(DATASET SECTION)
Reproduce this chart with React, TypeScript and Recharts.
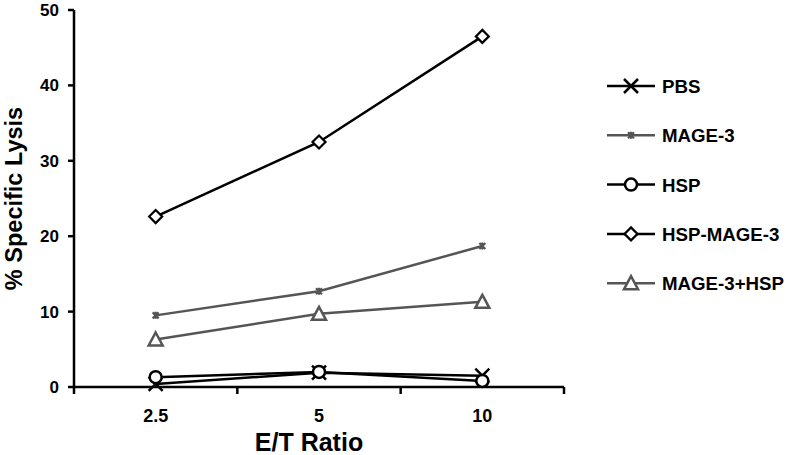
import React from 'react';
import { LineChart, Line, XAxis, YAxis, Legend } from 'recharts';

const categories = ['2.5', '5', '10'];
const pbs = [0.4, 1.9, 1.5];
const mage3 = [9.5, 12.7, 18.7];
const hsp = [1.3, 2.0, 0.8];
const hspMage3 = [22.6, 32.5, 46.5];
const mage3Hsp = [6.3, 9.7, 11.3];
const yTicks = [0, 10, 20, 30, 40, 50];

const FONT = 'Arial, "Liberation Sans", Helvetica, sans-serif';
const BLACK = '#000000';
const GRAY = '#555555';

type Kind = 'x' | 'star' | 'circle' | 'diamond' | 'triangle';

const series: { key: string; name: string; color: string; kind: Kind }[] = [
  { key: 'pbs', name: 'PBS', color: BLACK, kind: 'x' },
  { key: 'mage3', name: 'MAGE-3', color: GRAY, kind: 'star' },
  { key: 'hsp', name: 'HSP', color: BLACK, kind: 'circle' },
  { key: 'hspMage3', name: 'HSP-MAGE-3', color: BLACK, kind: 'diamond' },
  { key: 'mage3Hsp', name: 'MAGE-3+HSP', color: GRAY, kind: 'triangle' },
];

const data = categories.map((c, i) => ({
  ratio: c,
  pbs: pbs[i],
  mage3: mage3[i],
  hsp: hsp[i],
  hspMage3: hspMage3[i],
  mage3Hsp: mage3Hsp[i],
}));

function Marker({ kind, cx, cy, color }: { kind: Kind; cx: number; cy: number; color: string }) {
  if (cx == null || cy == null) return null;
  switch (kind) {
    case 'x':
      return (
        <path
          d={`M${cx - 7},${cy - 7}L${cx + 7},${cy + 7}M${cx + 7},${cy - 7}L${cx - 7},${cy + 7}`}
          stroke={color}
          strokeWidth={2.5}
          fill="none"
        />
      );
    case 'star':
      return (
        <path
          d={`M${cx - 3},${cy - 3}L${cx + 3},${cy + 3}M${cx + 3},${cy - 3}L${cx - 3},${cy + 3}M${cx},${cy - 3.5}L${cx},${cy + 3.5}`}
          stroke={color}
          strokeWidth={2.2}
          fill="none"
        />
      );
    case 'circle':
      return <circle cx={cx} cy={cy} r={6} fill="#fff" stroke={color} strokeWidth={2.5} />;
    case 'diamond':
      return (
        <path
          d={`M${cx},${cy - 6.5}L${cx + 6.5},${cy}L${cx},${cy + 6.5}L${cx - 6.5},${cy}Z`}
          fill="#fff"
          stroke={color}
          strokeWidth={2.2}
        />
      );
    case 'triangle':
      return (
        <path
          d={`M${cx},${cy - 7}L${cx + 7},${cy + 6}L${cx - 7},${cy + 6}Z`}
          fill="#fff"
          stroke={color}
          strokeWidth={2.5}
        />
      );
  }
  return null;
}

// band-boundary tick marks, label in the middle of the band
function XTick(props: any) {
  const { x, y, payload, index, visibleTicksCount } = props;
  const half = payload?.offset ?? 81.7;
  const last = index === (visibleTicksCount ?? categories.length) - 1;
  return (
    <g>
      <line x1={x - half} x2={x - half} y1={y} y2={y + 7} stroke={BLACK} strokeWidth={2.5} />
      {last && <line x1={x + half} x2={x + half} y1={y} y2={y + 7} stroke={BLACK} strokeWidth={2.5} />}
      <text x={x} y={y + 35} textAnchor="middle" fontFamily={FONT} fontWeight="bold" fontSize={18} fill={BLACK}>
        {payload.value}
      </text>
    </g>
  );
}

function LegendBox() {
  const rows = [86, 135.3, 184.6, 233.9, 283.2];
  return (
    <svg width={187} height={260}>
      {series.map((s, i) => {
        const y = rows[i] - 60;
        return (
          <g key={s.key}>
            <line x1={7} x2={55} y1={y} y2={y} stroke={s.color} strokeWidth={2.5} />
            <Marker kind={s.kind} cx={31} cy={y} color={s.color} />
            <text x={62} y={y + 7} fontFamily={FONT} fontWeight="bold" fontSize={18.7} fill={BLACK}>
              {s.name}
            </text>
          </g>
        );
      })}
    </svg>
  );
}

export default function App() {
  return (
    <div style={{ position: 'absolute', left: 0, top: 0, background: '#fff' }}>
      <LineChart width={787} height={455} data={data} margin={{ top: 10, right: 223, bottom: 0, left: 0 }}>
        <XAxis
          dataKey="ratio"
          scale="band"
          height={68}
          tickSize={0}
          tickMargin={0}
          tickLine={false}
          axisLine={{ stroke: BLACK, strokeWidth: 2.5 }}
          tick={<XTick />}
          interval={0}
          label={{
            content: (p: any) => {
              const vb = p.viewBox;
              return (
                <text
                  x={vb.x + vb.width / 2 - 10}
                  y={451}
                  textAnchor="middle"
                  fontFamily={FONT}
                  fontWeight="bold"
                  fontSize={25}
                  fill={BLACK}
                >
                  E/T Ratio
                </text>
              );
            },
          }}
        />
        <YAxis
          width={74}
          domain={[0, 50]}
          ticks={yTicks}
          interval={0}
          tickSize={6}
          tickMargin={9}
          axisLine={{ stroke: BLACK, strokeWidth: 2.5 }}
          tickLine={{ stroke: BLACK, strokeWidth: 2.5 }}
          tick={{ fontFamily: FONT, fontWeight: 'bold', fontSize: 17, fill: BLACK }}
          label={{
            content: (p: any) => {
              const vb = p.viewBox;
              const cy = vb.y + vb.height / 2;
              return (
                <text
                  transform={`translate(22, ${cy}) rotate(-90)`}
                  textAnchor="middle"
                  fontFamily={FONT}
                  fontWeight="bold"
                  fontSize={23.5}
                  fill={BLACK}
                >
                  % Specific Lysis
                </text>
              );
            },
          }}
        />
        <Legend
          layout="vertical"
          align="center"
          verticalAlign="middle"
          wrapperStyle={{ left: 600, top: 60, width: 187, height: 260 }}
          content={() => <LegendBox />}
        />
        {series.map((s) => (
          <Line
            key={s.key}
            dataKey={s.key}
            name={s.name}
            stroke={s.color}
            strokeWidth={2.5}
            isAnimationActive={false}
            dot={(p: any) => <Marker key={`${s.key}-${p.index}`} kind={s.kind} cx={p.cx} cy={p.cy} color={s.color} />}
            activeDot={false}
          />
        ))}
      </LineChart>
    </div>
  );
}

(EXERCISE DETAILS) Without the pictures, return the listing above from its first line through the line that has "XAxis, YAxis, Legend".

(CORRECT OUTPUT)
Reproduce this chart with React, TypeScript and Recharts.
import React from 'react';
import { LineChart, Line, XAxis, YAxis, Legend } from 'recharts';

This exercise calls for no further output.